Tra i vari workshop precongressuali della giornata odierna, ho scelto di partecipare a quello presentato da Paul Gilbert sulla sua Compassion Focused Therapy. Ci sono diverse ragioni per cui la mia scelta è caduta su questa opportunità formativa. Prima di tutto non avevo mai assistito a un suo workshop, solo a diverse lezioni magistrali (keynotes) che mi avevano incuriosito ma che non avevano certo completato in modo esaustivo la descrizione dei presupposti teorici e tecnici di questo approccio. Secondariamente, l’intervento si occupa principalmente di depressione, argomento a me caro, e di autocriticismo, uno dei temi ai quali il gruppo ricerca cui appartengo sta recentemente dedicando attenzione. Infine avevo la necessità di comprendere quanto ci fosse di realmente nuovo in una forma di terapia che pare concentrarsi su un unico tema peraltro affrontato secondo una prospettiva molto mindfulness based, cioè basata su un uso massiccio di tecniche meditative.

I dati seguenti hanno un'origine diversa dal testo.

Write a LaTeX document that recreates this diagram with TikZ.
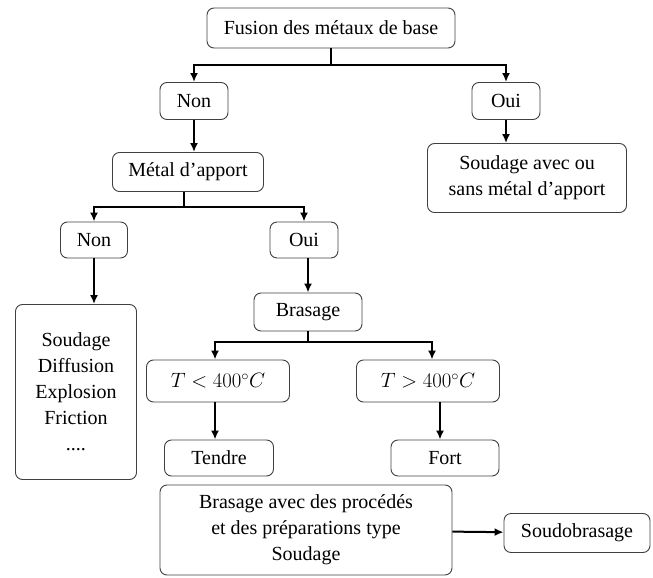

Ho iniziato il workshop con molte curiosità e qualche dubbio. Devo dire che al termine mi ritrovo con qualche strumento utile per la mia valigia da professionista della salute mentale, ma con parecchi dubbi. Da un punto di vista puramente teorico le riflessioni portate avanti da Gilbert sono certamente complete e interessanti. Mostra una riscoperta del ruolo dei bisogni e delle motivazioni biologicamente determinate con forte connessioni con la neuroanatomia e il processo evolutivo cerebrale. Il terreno teorico è quello della biologia e delle teorie dell’attaccamento, la prospettiva è evoluzionistica, in realtà un punto di vista per molti aspetti già sviluppato da teorici italiani negli ultimi trent’anni, Gianni Liotti su tutti. Gli aspetti più interessanti nascono da riflessioni specifiche più che generali, cioè dall’esplorazione originale, questo è il contributo principale di Gilbert e dei suoi collaboratori, sul ruolo dell’autocriticismo e sulle credenze ad esso associate. Ad esempio gli individui sembrano faticare ad abbandonare una prospettiva autocritica e autopunitiva perché temono di non poter apprendere a correggersi, migliorarsi ed essere accettate dagli altri. La compassione è presentata come una prospettiva con cui accogliere gli eventi della vita, ma soprattutto quelli del mondo interno come pensieri, fantasie, impulsi in modo non autocritico ma benevolente. Il nucleo da raggiungere è il riconoscimento che ciò che passa nella nostra mente e nel nostro corpo non è figlio della nostra volontà, né un nostro errore ma qualcosa che ci capita sulla base del nostro corredo genetico e della nostra storia. Qualcosa di cui non abbiamo responsabilità ma con cui dobbiamo avere a che fare, come fosse una qualsiasi allergia, malformazione o debolezza fisica. L’obiettivo è deresponsabilizzare l’individuo da come si esprime la sua mente o il suo corpo, il suo pensiero associativo così come le sensibilità e l’intensità delle reazioni emotive. Tutto mira, sin dai suoi principi teorici a demolire la tendenza ad attaccare, biasimare, criticare o considerare vergognosi sé stessi.
Dal mio punti di vista le questioni delicate sono due. Innanzitutto questo tipo di riflessione clinica è funzionale e adatta laddove l’autocriticismo è il problema nucleare e ritengo possa dare buoni frutti terapeutici. Attenzione però a non ridurre l’ampio e complesso mondo della psicopatologia a un’equazione che può essere risolta nel semplice volersi bene. Secondariamente la parte tecnica effettivamente è tutta focalizzata su esercizi di mindfulness, non che siano inadeguati per lo scopo proposto ma vien da chiedersi se non bastava delineare una linea guida per trattare l’eccessiva autocritica piuttosto che costituire una forma di terapia generalizzata.
Certo, al di là di questi dubbi, le linee guida e il pacchetto di tecniche offerto dalla CFT rappresentano un modulo facilmente integrabile in qualsiasi percorso terapeutico e all’avanguardia per quanto riguarda la comprensione e il trattamento dell’eccessiva tendenza all’autocritica e degli stati di malessere emotivo ad essa connessi.